Begin Listing

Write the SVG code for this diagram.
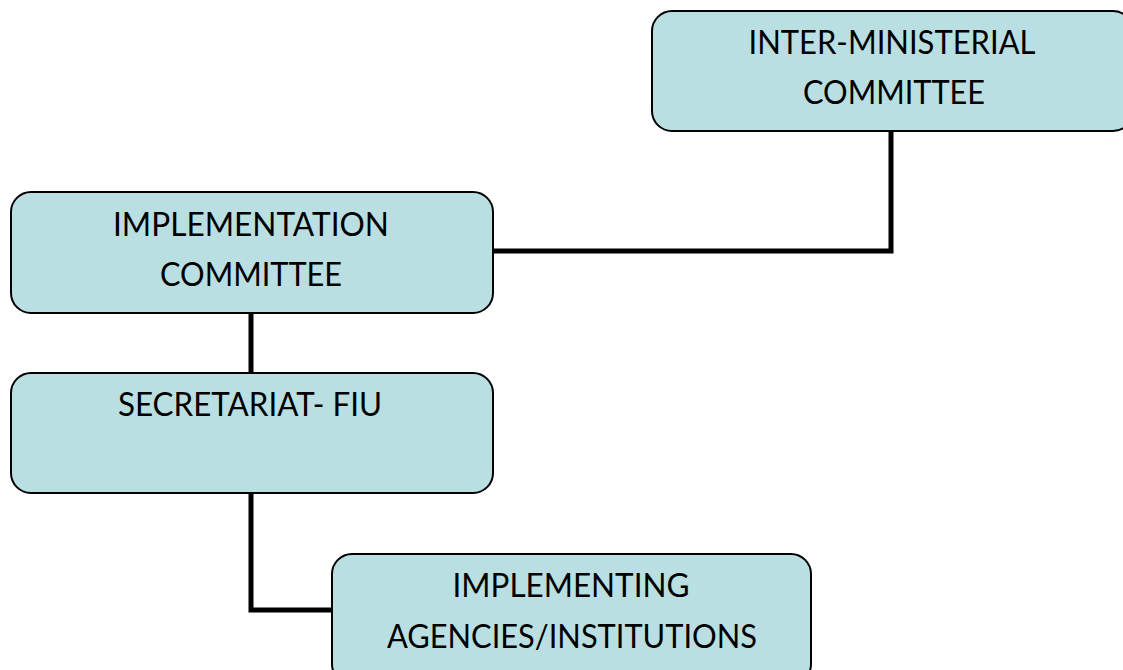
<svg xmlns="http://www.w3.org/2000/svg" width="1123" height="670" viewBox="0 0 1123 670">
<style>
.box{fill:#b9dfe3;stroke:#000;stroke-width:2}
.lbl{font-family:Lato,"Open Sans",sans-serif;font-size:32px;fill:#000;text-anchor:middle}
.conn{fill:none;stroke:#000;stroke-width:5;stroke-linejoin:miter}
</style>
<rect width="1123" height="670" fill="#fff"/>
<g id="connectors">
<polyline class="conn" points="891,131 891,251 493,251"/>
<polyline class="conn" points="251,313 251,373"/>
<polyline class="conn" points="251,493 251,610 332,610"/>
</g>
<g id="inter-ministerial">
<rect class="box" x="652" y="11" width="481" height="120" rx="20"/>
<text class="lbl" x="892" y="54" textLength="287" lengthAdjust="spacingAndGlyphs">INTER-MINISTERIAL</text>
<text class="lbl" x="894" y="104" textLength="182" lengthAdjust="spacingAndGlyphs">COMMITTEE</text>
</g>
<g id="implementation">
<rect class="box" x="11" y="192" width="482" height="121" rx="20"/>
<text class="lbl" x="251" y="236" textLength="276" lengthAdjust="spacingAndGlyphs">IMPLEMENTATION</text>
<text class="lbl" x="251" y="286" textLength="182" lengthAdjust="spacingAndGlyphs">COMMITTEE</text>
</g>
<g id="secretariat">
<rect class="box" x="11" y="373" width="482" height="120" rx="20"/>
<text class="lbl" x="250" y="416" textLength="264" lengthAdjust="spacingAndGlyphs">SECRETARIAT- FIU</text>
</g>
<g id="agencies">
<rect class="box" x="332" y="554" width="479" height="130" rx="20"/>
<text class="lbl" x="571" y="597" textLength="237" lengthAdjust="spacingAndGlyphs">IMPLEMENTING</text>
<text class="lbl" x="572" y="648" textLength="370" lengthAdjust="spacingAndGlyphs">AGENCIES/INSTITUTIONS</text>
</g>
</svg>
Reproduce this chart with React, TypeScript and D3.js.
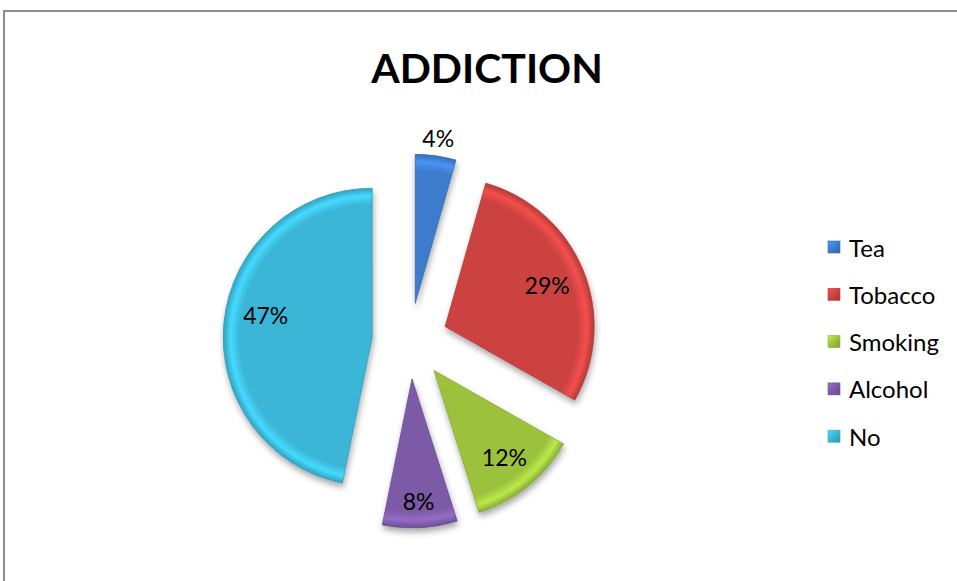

End Listing

◆ **Problem description**: Restate the data above word for word. Do not include the images.

◆ **Result of the exercise**:
Write the SVG code for this diagram.
<svg xmlns="http://www.w3.org/2000/svg" width="1123" height="670" viewBox="0 0 1123 670">
<style>
.box{fill:#b9dfe3;stroke:#000;stroke-width:2}
.lbl{font-family:Lato,"Open Sans",sans-serif;font-size:32px;fill:#000;text-anchor:middle}
.conn{fill:none;stroke:#000;stroke-width:5;stroke-linejoin:miter}
</style>
<rect width="1123" height="670" fill="#fff"/>
<g id="connectors">
<polyline class="conn" points="891,131 891,251 493,251"/>
<polyline class="conn" points="251,313 251,373"/>
<polyline class="conn" points="251,493 251,610 332,610"/>
</g>
<g id="inter-ministerial">
<rect class="box" x="652" y="11" width="481" height="120" rx="20"/>
<text class="lbl" x="892" y="54" textLength="287" lengthAdjust="spacingAndGlyphs">INTER-MINISTERIAL</text>
<text class="lbl" x="894" y="104" textLength="182" lengthAdjust="spacingAndGlyphs">COMMITTEE</text>
</g>
<g id="implementation">
<rect class="box" x="11" y="192" width="482" height="121" rx="20"/>
<text class="lbl" x="251" y="236" textLength="276" lengthAdjust="spacingAndGlyphs">IMPLEMENTATION</text>
<text class="lbl" x="251" y="286" textLength="182" lengthAdjust="spacingAndGlyphs">COMMITTEE</text>
</g>
<g id="secretariat">
<rect class="box" x="11" y="373" width="482" height="120" rx="20"/>
<text class="lbl" x="250" y="416" textLength="264" lengthAdjust="spacingAndGlyphs">SECRETARIAT- FIU</text>
</g>
<g id="agencies">
<rect class="box" x="332" y="554" width="479" height="130" rx="20"/>
<text class="lbl" x="571" y="597" textLength="237" lengthAdjust="spacingAndGlyphs">IMPLEMENTING</text>
<text class="lbl" x="572" y="648" textLength="370" lengthAdjust="spacingAndGlyphs">AGENCIES/INSTITUTIONS</text>
</g>
</svg>
Reproduce this chart with React, TypeScript and D3.js.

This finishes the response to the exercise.